With a touch as faint as a watermark.
Tracing cephalon, pygidium, glabella.
That's one of the straighter looking poems in the . The last three words are exoticum with purpose and precision. I'd say that was piquant and lovely.
Forrest was proposing a form beyond the Modernism v New Formalism debate - I am with him on that. It wasn't a long speech and the conversation immediately began to ripple outwards from technical questions that are also, in their way, ethical questions, to issues between poems as spaces and poems as time. So we spread and stirred a few waters.

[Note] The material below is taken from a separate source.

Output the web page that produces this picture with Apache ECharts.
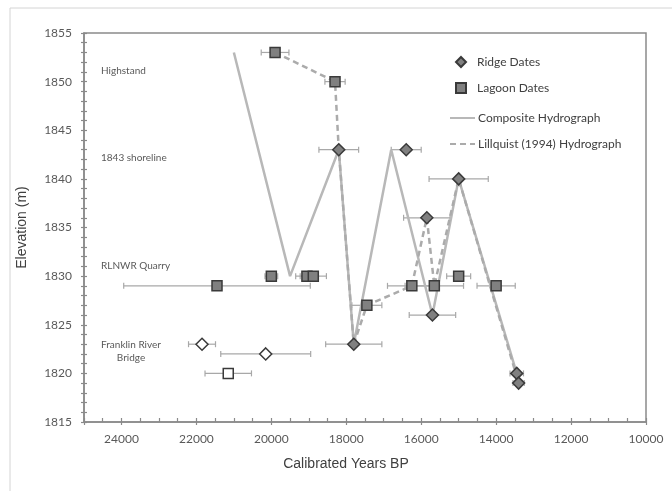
<!DOCTYPE html>
<html>
<head>
<meta charset="utf-8">
<script src="https://cdn.jsdelivr.net/npm/echarts@6/dist/echarts.min.js"></script>
<style>
  html, body { margin: 0; padding: 0; background: #ffffff; }
  #chart { width: 672px; height: 491px; }
</style>
</head>
<body>
<div id="chart"></div>
<script>
// Beach-ridge dates: calibrated years BP, elevation (m), ± 1σ age (years)
const ridgeYears = [18200, 17800, 16400, 15850, 15700, 15000, 13450, 13400];
const ridgeElev  = [1843, 1823, 1843, 1836, 1826, 1840, 1820, 1819];
const ridgeErr   = [530, 750, 400, 620, 620, 790, 180, 150];

// Lagoon dates
const lagoonYears = [19900, 18300, 20000, 19050, 18880, 21450, 17450, 16250, 15650, 15000, 14000];
const lagoonElev  = [1853, 1850, 1830, 1830, 1830, 1829, 1827, 1829, 1829, 1830, 1829];
const lagoonErr   = [370, 270, 170, 300, 350, 2490, 400, 650, 780, 320, 510];

// Franklin River Bridge samples (open symbols)
const bridgeRidgeYears = [21850, 20150];
const bridgeRidgeElev  = [1823, 1822];
const bridgeRidgeErr   = [360, 1200];
const bridgeLagoonYears = [21150];
const bridgeLagoonElev  = [1820];
const bridgeLagoonErr   = [620];

// Composite hydrograph
const compositeYears = [21000, 19500, 18200, 17800, 16800, 15700, 15000, 13450];
const compositeElev  = [1853, 1830, 1843, 1823, 1843, 1826, 1840, 1820];

// Lillquist (1994) hydrograph
const lillquistYears = [19900, 18300, 18200, 17800, 17450, 16250, 15850, 15650, 15000, 13400];
const lillquistElev  = [1853, 1850, 1843, 1823, 1827, 1829, 1836, 1829, 1840, 1819];

// Shoreline names drawn inside the plot
const shorelineLabels = ['Highstand', '1843 shoreline', 'RLNWR Quarry', 'Franklin River\nBridge'];

const zip2 = (a, b) => a.map((v, i) => [v, b[i]]);
const zip3 = (a, b, c) => a.map((v, i) => [v, b[i], c[i]]);

const AXIS_GREY = '#8a8a8a';
const LABEL_GREY = '#595959';
const BASE_FONT = 'Lato, "Open Sans", sans-serif';

function errorBar(params, api) {
  const x = api.value(0), y = api.value(1), e = api.value(2);
  const a = api.coord([x - e, y]);
  const b = api.coord([x + e, y]);
  const h = 3;
  const st = { stroke: '#a8a8a8', lineWidth: 1.2 };
  return {
    type: 'group',
    children: [
      { type: 'line', shape: { x1: a[0], y1: a[1], x2: b[0], y2: b[1] }, style: st },
      { type: 'line', shape: { x1: a[0], y1: a[1] - h, x2: a[0], y2: a[1] + h }, style: st },
      { type: 'line', shape: { x1: b[0], y1: b[1] - h, x2: b[0], y2: b[1] + h }, style: st }
    ]
  };
}

const errSeries = (data) => ({
  type: 'custom',
  renderItem: errorBar,
  data: data,
  encode: { x: 0, y: 1 },
  z: 2,
  silent: true
});

const chart = echarts.init(document.getElementById('chart'), null, { renderer: 'canvas' });

chart.setOption({
  animation: false,
  backgroundColor: '#ffffff',
  textStyle: { fontFamily: BASE_FONT },
  grid: {
    left: 84, right: 26, top: 33, bottom: 69,
    show: true, borderColor: AXIS_GREY, borderWidth: 1.5
  },
  legend: [
    {
      orient: 'vertical', left: 450, top: 51,
      itemWidth: 10, itemHeight: 10, itemGap: 14,
      data: ['Ridge Dates', 'Lagoon Dates'],
      textStyle: { fontSize: 12, color: '#404040', fontFamily: BASE_FONT, padding: [0, 0, 0, 6] }
    },
    {
      orient: 'vertical', left: 444, top: 107,
      itemWidth: 25, itemHeight: 10, itemGap: 14,
      data: ['Composite Hydrograph', 'Lillquist (1994) Hydrograph'],
      itemStyle: { opacity: 0 },
      textStyle: { fontSize: 12, color: '#404040', fontFamily: BASE_FONT, padding: [0, 0, 0, -2] }
    }
  ],
  xAxis: [
    {
      type: 'value', min: 10000, max: 25000, interval: 2000, inverse: true,
      position: 'bottom',
      name: 'Calibrated Years BP', nameLocation: 'middle', nameGap: 35,
      nameTextStyle: { fontSize: 14, color: '#404040', fontFamily: '"Liberation Sans", Arial, sans-serif', padding: [0, 38, 0, 0] },
      axisLine: { show: true, lineStyle: { color: AXIS_GREY, width: 1.5 } },
      axisTick: { show: true, length: 3, lineStyle: { color: AXIS_GREY, width: 1.2 } },
      axisLabel: {
        color: LABEL_GREY, fontSize: 12, margin: 11, fontFamily: BASE_FONT,
        formatter: (v) => (v % 2000 === 0 ? String(v) : '')
      },
      splitLine: { show: false }
    },
    {
      type: 'value', min: 10000, max: 25000, interval: 500, inverse: true,
      position: 'bottom', offset: 0,
      axisLine: { show: false },
      axisTick: { show: true, inside: true, length: 4, lineStyle: { color: AXIS_GREY, width: 1.2 } },
      axisLabel: { show: false },
      splitLine: { show: false }
    }
  ],
  yAxis: [
    {
      type: 'value', min: 1815, max: 1855, interval: 1,
      position: 'left',
      name: 'Elevation (m)', nameLocation: 'middle', nameGap: 55,
      nameTextStyle: { fontSize: 14, color: '#404040', fontFamily: '"Liberation Sans", Arial, sans-serif' },
      axisLine: { show: true, lineStyle: { color: AXIS_GREY, width: 1.5 } },
      axisTick: { show: true, length: 3, lineStyle: { color: AXIS_GREY, width: 1.2 } },
      axisLabel: {
        color: LABEL_GREY, fontSize: 12, margin: 12, fontFamily: BASE_FONT,
        formatter: (v) => (v % 5 === 0 ? String(v) : '')
      },
      splitLine: { show: false }
    },
    {
      type: 'value', min: 1815, max: 1855, interval: 1,
      position: 'left', offset: 0,
      axisLine: { show: false },
      axisTick: { show: true, inside: true, length: 3, lineStyle: { color: AXIS_GREY, width: 1.2 } },
      axisLabel: { show: false },
      splitLine: { show: false }
    }
  ],
  series: [
    errSeries(zip3(ridgeYears, ridgeElev, ridgeErr)),
    errSeries(zip3(lagoonYears, lagoonElev, lagoonErr)),
    errSeries(zip3(bridgeRidgeYears, bridgeRidgeElev, bridgeRidgeErr)),
    errSeries(zip3(bridgeLagoonYears, bridgeLagoonElev, bridgeLagoonErr)),
    {
      name: 'Composite Hydrograph',
      type: 'line',
      data: zip2(compositeYears, compositeElev),
      symbol: 'none',
      lineStyle: { color: '#b8b8b8', width: 2.5 },
      itemStyle: { color: '#b8b8b8' },
      z: 3
    },
    {
      name: 'Lillquist (1994) Hydrograph',
      type: 'line',
      data: zip2(lillquistYears, lillquistElev),
      symbol: 'none',
      lineStyle: { color: '#ababab', width: 2.5, type: [6, 4] },
      itemStyle: { color: '#ababab' },
      z: 4
    },
    {
      name: 'Ridge Dates',
      type: 'scatter',
      data: zip2(ridgeYears, ridgeElev),
      symbol: 'diamond', symbolSize: 12,
      itemStyle: { color: '#808080', borderColor: '#3a3a3a', borderWidth: 1.5, opacity: 1 },
      z: 6
    },
    {
      name: 'Lagoon Dates',
      type: 'scatter',
      data: zip2(lagoonYears, lagoonElev),
      symbol: 'rect', symbolSize: 10,
      itemStyle: { color: '#808080', borderColor: '#3a3a3a', borderWidth: 1.5, opacity: 1 },
      z: 6
    },
    {
      name: 'Bridge ridge',
      type: 'scatter',
      data: zip2(bridgeRidgeYears, bridgeRidgeElev),
      symbol: 'diamond', symbolSize: 12,
      itemStyle: { color: '#ffffff', borderColor: '#3a3a3a', borderWidth: 1.5, opacity: 1 },
      z: 6
    },
    {
      name: 'Bridge lagoon',
      type: 'scatter',
      data: zip2(bridgeLagoonYears, bridgeLagoonElev),
      symbol: 'rect', symbolSize: 10,
      itemStyle: { color: '#ffffff', borderColor: '#3a3a3a', borderWidth: 1.5, opacity: 1 },
      z: 6
    }
  ],
  graphic: [
    // outer chart frame (top and left edges)
    { type: 'line', shape: { x1: 10, y1: 8, x2: 672, y2: 8 }, style: { stroke: '#d4d4d4', lineWidth: 1 }, silent: true },
    { type: 'line', shape: { x1: 10, y1: 8, x2: 10, y2: 491 }, style: { stroke: '#d4d4d4', lineWidth: 1 }, silent: true },
    // shoreline names
    { type: 'text', left: 101, top: 66, style: { text: shorelineLabels[0], fill: LABEL_GREY, font: '10px ' + BASE_FONT } },
    { type: 'text', left: 101, top: 153, style: { text: shorelineLabels[1], fill: LABEL_GREY, font: '10px ' + BASE_FONT } },
    { type: 'text', left: 101, top: 261, style: { text: shorelineLabels[2], fill: LABEL_GREY, font: '10px ' + BASE_FONT } },
    { type: 'text', x: 131, y: 338, style: { text: shorelineLabels[3], fill: LABEL_GREY, font: '10px ' + BASE_FONT, align: 'center', verticalAlign: 'top', lineHeight: 13 } }
  ]
});
</script>
</body>
</html>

After lunch it was the extraordinary Cybermohalla Collective who had just published a book titled Trickster City. They are very young, in their early twenties, not from privileged backgrounds, nor do they speak English, but their work is complex and their comments on it deeply intelligent. Their subject here was the notion of splitting up the first person interlocutor into fractions of other voices so as to give voice, not so much to those who have no voice, but to the city itself. It's a very ambitious programme and involves intensive collaboration. It would take far more space and time than I have here to explore their ideas, some of which are familiar from all kinds of contemporary discourses. I am not entirely sure that the processes they describe so coherently do what they say they do, but I could be wrong, and would be pleased to be.
At night it was Vivek Narayanan and Vahni Capildeo reading under the Bottle-brush tree, the usual black cat yowling attendance, the sickle moon on its back behind them. Both are outstanding in their different ways: Vivek's poems are full of invention, plea, joke, prayer, public matters and private matters. Over the years I have known his work he has developed a serious sense of proportion and considerable dramatic scope. He is a passionate writer and a passionate man, full of energy.
Vahni has a biting insistent intelligence that is its own form of passion. She is more and more interested in prose, less patient with the self-satisfied aspects of poetry, as I understand it, (poetry-poetry as she refers to it). She is a debunker with a vast thirst for exploration. Supremely well read and articulate she is, paradoxically, a poetic intelligence above all.
Though as to poetic and poetry, or poetry and verse, thereby has hung a tale already and will again.
Night now. Cool. The window open to the balcony. The eternal noise of traffic and the sound of car horns, much like the birds a conference this morning.